** What is asked **
Repeat the records below exactly, leaving out any pictures.

"""

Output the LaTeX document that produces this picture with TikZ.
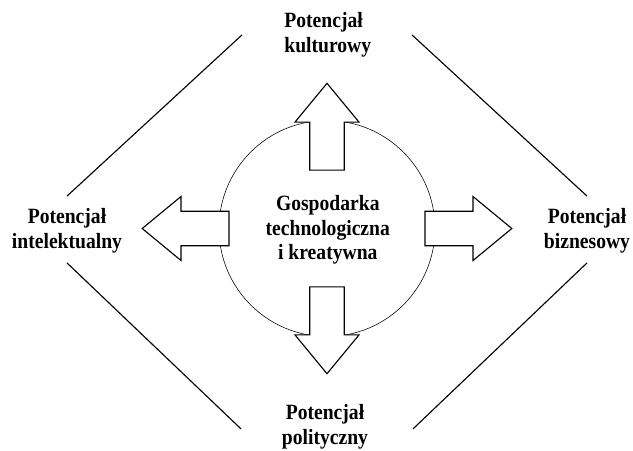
\documentclass[tikz,border=0pt]{standalone}
\usepackage{fontspec}
\setmainfont{Liberation Serif}[FakeStretch=0.9]
\usetikzlibrary{positioning}

\begin{document}
\begin{tikzpicture}[label/.style={font=\bfseries\fontsize{15.5}{17.5}\selectfont,align=center}]
            \useasboundingbox (-8.175,-5.5375) rectangle (7.65,5.7125);
            \draw[line width=0.4pt] (0,0) circle (2.7);
            \foreach \a/\s in {0/2.45,90/1.46,180/2.45,270/1.46}
                \filldraw[fill=white,line width=0.8pt,line join=miter,rotate=\a]
                    (\s,0.43)--(\s+1.2,0.43)--(\s+1.2,0.8)--(\s+2.17,0)
                    --(\s+1.2,-0.8)--(\s+1.2,-0.43)--(\s,-0.43)--cycle;
            \node[label] (core) at (0.02,-0.04) {Gospodarka\\technologiczna\\i kreatywna};
            \node[label,align=left] (kult) at (0.02,4.84) {Potencjał\\kulturowy};
            \node[label] (intel) at (-6.5,-0.06) {Potencjał\\intelektualny};
            \node[label] (bizn) at (6.5,-0.06) {Potencjał\\biznesowy};
            \node[label] (polit) at (-0.05,-4.96) {Potencjał\\polityczny};
            \draw[line width=0.8pt] (-6.5,0.81)--(-2.125,4.84);
            \draw[line width=0.8pt] (2.125,4.84)--(6.5,0.81);
            \draw[line width=0.8pt] (-6.5,-0.86)--(-2.15,-5.01);
            \draw[line width=0.8pt] (6.5,-0.86)--(2.15,-5.01);
        \end{tikzpicture}
\end{document}
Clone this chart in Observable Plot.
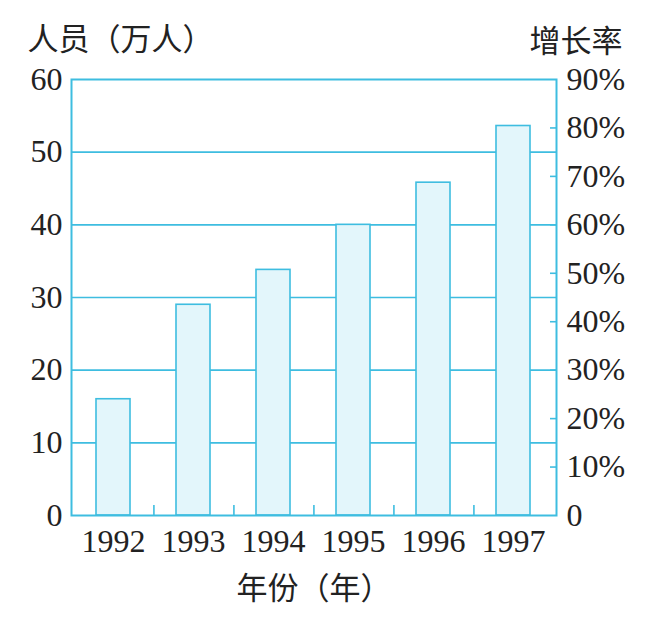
<!DOCTYPE html>
<html>
<head>
<meta charset="utf-8">
<script src="https://cdn.jsdelivr.net/npm/d3@7"></script>
<script src="https://cdn.jsdelivr.net/npm/@observablehq/plot@0.6"></script>
<style>
  html, body { margin: 0; padding: 0; background: #fff; }
</style>
</head>
<body>
<div id="chart"></div>
<script>
// ---- data ----
const years = ["1992", "1993", "1994", "1995", "1996", "1997"];
const people = [16, 29, 33.8, 40, 45.8, 53.6];          // 人员（万人）
const leftTicks = [0, 10, 20, 30, 40, 50, 60];
const gridValues = [10, 20, 30, 40, 50];
const rateTicks = [0, 10, 20, 30, 40, 50, 60, 70, 80, 90]; // 增长率 (%)
const rateMax = 90;
const yMax = 60;
const yLabel = "人员（万人）";
const rightLabel = "增长率";
const xLabel = "年份（年）";

const data = years.map((y, i) => ({year: y, value: people[i]}));

// ---- style ----
const cyan = "#3ebde0";
const fillC = "#e3f6fb";
const serif = "'Liberation Serif', 'Times New Roman', serif";
const cjk = "'Noto Sans CJK SC', sans-serif";

const W = 655, H = 629;
const mL = 71, mR = 99, mT = 79, mB = 114;
const half = (W - mL - mR) / years.length / 2;
const rateToY = p => p / rateMax * yMax;

const chart = Plot.plot({
  width: W,
  height: H,
  marginLeft: mL,
  marginRight: mR,
  marginTop: mT,
  marginBottom: mB,
  style: {background: "#fff", color: "#222", overflow: "visible"},
  x: {domain: years, paddingInner: 0.57, paddingOuter: 0.285, label: null},
  y: {domain: [0, yMax], label: null},
  marks: [
    Plot.ruleY(gridValues, {stroke: cyan, strokeWidth: 1.6}),
    Plot.barY(data, {x: "year", y: "value", fill: fillC, stroke: cyan, strokeWidth: 1.6}),
    Plot.frame({stroke: cyan, strokeWidth: 2}),
    // left axis labels
    Plot.axisY({ticks: leftTicks, tickSize: 0, tickPadding: 9, fontSize: 32,
      fontFamily: serif, label: null, tickFormat: d => String(d)}),
    // right axis inward ticks
    Plot.axisY({anchor: "right", ticks: rateTicks.slice(1, -1).map(rateToY), tickSize: 7, dx: -7,
      stroke: cyan, strokeWidth: 1.6, tickFormat: () => "", label: null}),
    // right axis labels
    Plot.axisY({anchor: "right", ticks: rateTicks.map(rateToY), tickSize: 0, tickPadding: 10,
      fontSize: 32, fontFamily: serif, label: null,
      tickFormat: d => { const p = Math.round(d / yMax * rateMax); return p === 0 ? "0" : p + "%"; }}),
    // bottom ticks at category boundaries, pointing up
    Plot.axisX({ticks: years.slice(0, -1), tickSize: 10, dx: half, dy: -10,
      stroke: cyan, strokeWidth: 1.6, tickFormat: () => "", label: null}),
    // year labels
    Plot.axisX({tickSize: 0, tickPadding: 14, fontSize: 32, fontFamily: serif, label: null}),
    // axis titles
    Plot.text([yLabel], {frameAnchor: "top-left", textAnchor: "start", lineAnchor: "middle",
      dx: -44, dy: -39, fontSize: 31, fontFamily: cjk, fill: "#222"}),
    Plot.text([rightLabel], {frameAnchor: "top-right", textAnchor: "end", lineAnchor: "middle",
      dx: 66, dy: -37, fontSize: 31, fontFamily: cjk, fill: "#222"}),
    Plot.text([xLabel], {frameAnchor: "bottom", textAnchor: "middle", lineAnchor: "middle",
      dy: 74, fontSize: 31, fontFamily: cjk, fill: "#222"})
  ]
});
document.getElementById("chart").appendChild(chart);
</script>
</body>
</html>
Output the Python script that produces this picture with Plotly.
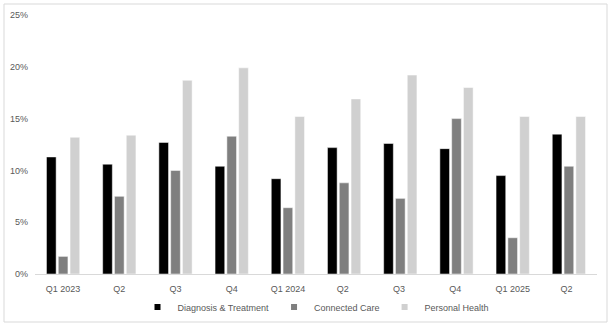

"""

** Result for this task **
Output the LaTeX document that produces this picture with TikZ.
\documentclass[tikz,border=0pt]{standalone}
\usepackage{fontspec}
\setmainfont{Liberation Serif}[FakeStretch=0.9]
\usetikzlibrary{positioning}

\begin{document}
\begin{tikzpicture}[label/.style={font=\bfseries\fontsize{15.5}{17.5}\selectfont,align=center}]
            \useasboundingbox (-8.175,-5.5375) rectangle (7.65,5.7125);
            \draw[line width=0.4pt] (0,0) circle (2.7);
            \foreach \a/\s in {0/2.45,90/1.46,180/2.45,270/1.46}
                \filldraw[fill=white,line width=0.8pt,line join=miter,rotate=\a]
                    (\s,0.43)--(\s+1.2,0.43)--(\s+1.2,0.8)--(\s+2.17,0)
                    --(\s+1.2,-0.8)--(\s+1.2,-0.43)--(\s,-0.43)--cycle;
            \node[label] (core) at (0.02,-0.04) {Gospodarka\\technologiczna\\i kreatywna};
            \node[label,align=left] (kult) at (0.02,4.84) {Potencjał\\kulturowy};
            \node[label] (intel) at (-6.5,-0.06) {Potencjał\\intelektualny};
            \node[label] (bizn) at (6.5,-0.06) {Potencjał\\biznesowy};
            \node[label] (polit) at (-0.05,-4.96) {Potencjał\\polityczny};
            \draw[line width=0.8pt] (-6.5,0.81)--(-2.125,4.84);
            \draw[line width=0.8pt] (2.125,4.84)--(6.5,0.81);
            \draw[line width=0.8pt] (-6.5,-0.86)--(-2.15,-5.01);
            \draw[line width=0.8pt] (6.5,-0.86)--(2.15,-5.01);
        \end{tikzpicture}
\end{document}
Clone this chart in Observable Plot.
<!DOCTYPE html>
<html>
<head>
<meta charset="utf-8">
<script src="https://cdn.jsdelivr.net/npm/d3@7"></script>
<script src="https://cdn.jsdelivr.net/npm/@observablehq/plot@0.6"></script>
<style>
  html, body { margin: 0; padding: 0; background: #fff; }
</style>
</head>
<body>
<div id="chart"></div>
<script>
// ---- data ----
const years = ["1992", "1993", "1994", "1995", "1996", "1997"];
const people = [16, 29, 33.8, 40, 45.8, 53.6];          // 人员（万人）
const leftTicks = [0, 10, 20, 30, 40, 50, 60];
const gridValues = [10, 20, 30, 40, 50];
const rateTicks = [0, 10, 20, 30, 40, 50, 60, 70, 80, 90]; // 增长率 (%)
const rateMax = 90;
const yMax = 60;
const yLabel = "人员（万人）";
const rightLabel = "增长率";
const xLabel = "年份（年）";

const data = years.map((y, i) => ({year: y, value: people[i]}));

// ---- style ----
const cyan = "#3ebde0";
const fillC = "#e3f6fb";
const serif = "'Liberation Serif', 'Times New Roman', serif";
const cjk = "'Noto Sans CJK SC', sans-serif";

const W = 655, H = 629;
const mL = 71, mR = 99, mT = 79, mB = 114;
const half = (W - mL - mR) / years.length / 2;
const rateToY = p => p / rateMax * yMax;

const chart = Plot.plot({
  width: W,
  height: H,
  marginLeft: mL,
  marginRight: mR,
  marginTop: mT,
  marginBottom: mB,
  style: {background: "#fff", color: "#222", overflow: "visible"},
  x: {domain: years, paddingInner: 0.57, paddingOuter: 0.285, label: null},
  y: {domain: [0, yMax], label: null},
  marks: [
    Plot.ruleY(gridValues, {stroke: cyan, strokeWidth: 1.6}),
    Plot.barY(data, {x: "year", y: "value", fill: fillC, stroke: cyan, strokeWidth: 1.6}),
    Plot.frame({stroke: cyan, strokeWidth: 2}),
    // left axis labels
    Plot.axisY({ticks: leftTicks, tickSize: 0, tickPadding: 9, fontSize: 32,
      fontFamily: serif, label: null, tickFormat: d => String(d)}),
    // right axis inward ticks
    Plot.axisY({anchor: "right", ticks: rateTicks.slice(1, -1).map(rateToY), tickSize: 7, dx: -7,
      stroke: cyan, strokeWidth: 1.6, tickFormat: () => "", label: null}),
    // right axis labels
    Plot.axisY({anchor: "right", ticks: rateTicks.map(rateToY), tickSize: 0, tickPadding: 10,
      fontSize: 32, fontFamily: serif, label: null,
      tickFormat: d => { const p = Math.round(d / yMax * rateMax); return p === 0 ? "0" : p + "%"; }}),
    // bottom ticks at category boundaries, pointing up
    Plot.axisX({ticks: years.slice(0, -1), tickSize: 10, dx: half, dy: -10,
      stroke: cyan, strokeWidth: 1.6, tickFormat: () => "", label: null}),
    // year labels
    Plot.axisX({tickSize: 0, tickPadding: 14, fontSize: 32, fontFamily: serif, label: null}),
    // axis titles
    Plot.text([yLabel], {frameAnchor: "top-left", textAnchor: "start", lineAnchor: "middle",
      dx: -44, dy: -39, fontSize: 31, fontFamily: cjk, fill: "#222"}),
    Plot.text([rightLabel], {frameAnchor: "top-right", textAnchor: "end", lineAnchor: "middle",
      dx: 66, dy: -37, fontSize: 31, fontFamily: cjk, fill: "#222"}),
    Plot.text([xLabel], {frameAnchor: "bottom", textAnchor: "middle", lineAnchor: "middle",
      dy: 74, fontSize: 31, fontFamily: cjk, fill: "#222"})
  ]
});
document.getElementById("chart").appendChild(chart);
</script>
</body>
</html>
Output the Python script that produces this picture with Plotly.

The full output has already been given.